Barbara Shaw McKinney Illustrated by Chad Wallace
Nature's food chains are sometimes short (grass eaten by deer) and sometimes long (goldenrod eaten by caterpillar, eaten by spider, eaten by warbler, eaten by weasel, eaten by fox). Everyone is part of nature's fascinating circle of players.
Each of nature's creatures "passes the energy" in its own unique way. In this upbeat rhyming story, the food chain connects herbivores, carnivores, insects and plants together in a fascinating circle of players. All beings on Earth - from the anchovy to the zooplankton - depend upon the green plant, which is the hero of the story. Barbara McKinney's special talent shines again for being able to present the science curriculum so consisely, creatively, and cleverly.
ENERG-P Paper $7.95 ISBN 1-58469-002-X
ENERG-H Cloth $16.95 ISBN 1-58469-001-1
Ages 6-12 80 pages 34 photo/illustrations 6" x 9"
Skipping Stones Magazine - 2001 Honor Award
(Combined review of Pass the Energy Please! and A Drop Around the World.)
Teacher, writer and poet Barbara McKinney has written two books which attempt to bring some beauty and art to science lessons.
. . . In Pass the Energy Please!, Ms.
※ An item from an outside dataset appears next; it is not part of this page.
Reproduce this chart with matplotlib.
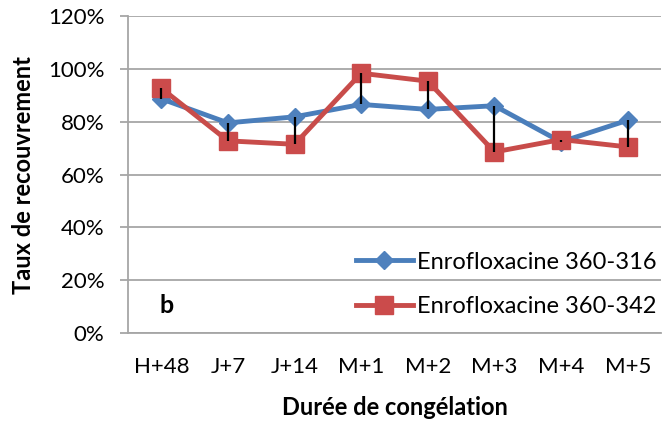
import matplotlib.pyplot as plt
from matplotlib.ticker import PercentFormatter

plt.rcParams['font.family'] = ['Lato', 'DejaVu Sans']

# Data
categories = ['H+48', 'J+7', 'J+14', 'M+1', 'M+2', 'M+3', 'M+4', 'M+5']
enro_316 = [88.7, 79.6, 81.9, 86.6, 84.7, 86.1, 72.4, 80.6]
enro_342 = [92.7, 72.8, 71.5, 98.4, 95.4, 68.6, 73.3, 70.5]

x = list(range(len(categories)))

fig = plt.figure(figsize=(6.67, 4.26), dpi=100)
ax = fig.add_axes([0.192, 0.218, 0.799, 0.744])

ax.plot(x, enro_316, color='#4A7EBB', lw=3.5, marker='D', ms=9,
        mfc='#4F81BD', mec='#4F81BD', label='Enrofloxacine 360-316', zorder=3)
ax.plot(x, enro_342, color='#C84C4A', lw=3.5, marker='s', ms=13,
        mfc='#CB4B4B', mec='#CB4B4B', label='Enrofloxacine 360-342', zorder=4)

# high-low lines
lows = [min(a, b) for a, b in zip(enro_316, enro_342)]
highs = [max(a, b) for a, b in zip(enro_316, enro_342)]
ax.vlines(x, lows, highs, colors='black', lw=1.6, zorder=5)

ax.set_xlim(-0.5, len(categories) - 0.5)
ax.set_ylim(0, 120)
ax.set_yticks(range(0, 121, 20))
ax.yaxis.set_major_formatter(PercentFormatter(decimals=0))
ax.set_xticks(x)
ax.set_xticklabels(categories)

ax.grid(axis='y', color='#A6A6A6', lw=1.3)
ax.set_axisbelow(True)
for s in ['top', 'right']:
    ax.spines[s].set_visible(False)
for s in ['left', 'bottom']:
    ax.spines[s].set_color('#A6A6A6')
    ax.spines[s].set_linewidth(1.3)

ax.tick_params(axis='y', length=6, width=1.3, color='#A6A6A6', pad=11,
               labelsize=16)
ax.tick_params(axis='x', length=0, pad=17, labelsize=16)

ax.set_xlabel('Durée de congélation', fontsize=17, fontweight='bold', labelpad=14)
ax.set_ylabel('Taux de recouvrement', fontsize=17, fontweight='bold', labelpad=9)

ax.text(0.072, 0.088, 'b', transform=ax.transAxes, fontsize=18,
        fontweight='bold', ha='center', va='center')

ax.legend(loc='lower right', bbox_to_anchor=(1.0, 0.035), frameon=False,
          fontsize=17, handlelength=2.4, handletextpad=0.17, labelspacing=1.0,
          borderaxespad=0, borderpad=0.2)

fig.savefig('out.png', dpi=100)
McKinney . . . uses poetry to describe how energy is captured and transferred from one organism to another at various trophic levels. Once again, the illustrations are superb and the contents are entirely adequate for the children ages 6 to 12. Like her previous book, this one has a teacher's guide available (separately). . . . Both books succeed in slowly and cumulatively making the points that the author intends. She manages to present things just as they are. As a former elementary and middle school teacher, I found these two books would make a nice addition to a creative and challenging curriculum. In addition, parents of young children would enjoy using these books as a good source to create a story or to simply add to child's bookshelf.
NABT (National Assoc. of Biology Teachers)
Reviewed by Jose Vazquez - Univ. of Illinois at Chicago
This rhyming book explains the food chain and how nature's creatures "pass the energy" by becoming one another's food source. The story's hero is the green plant, upon which all other creatures depend. A teacher's guide is available.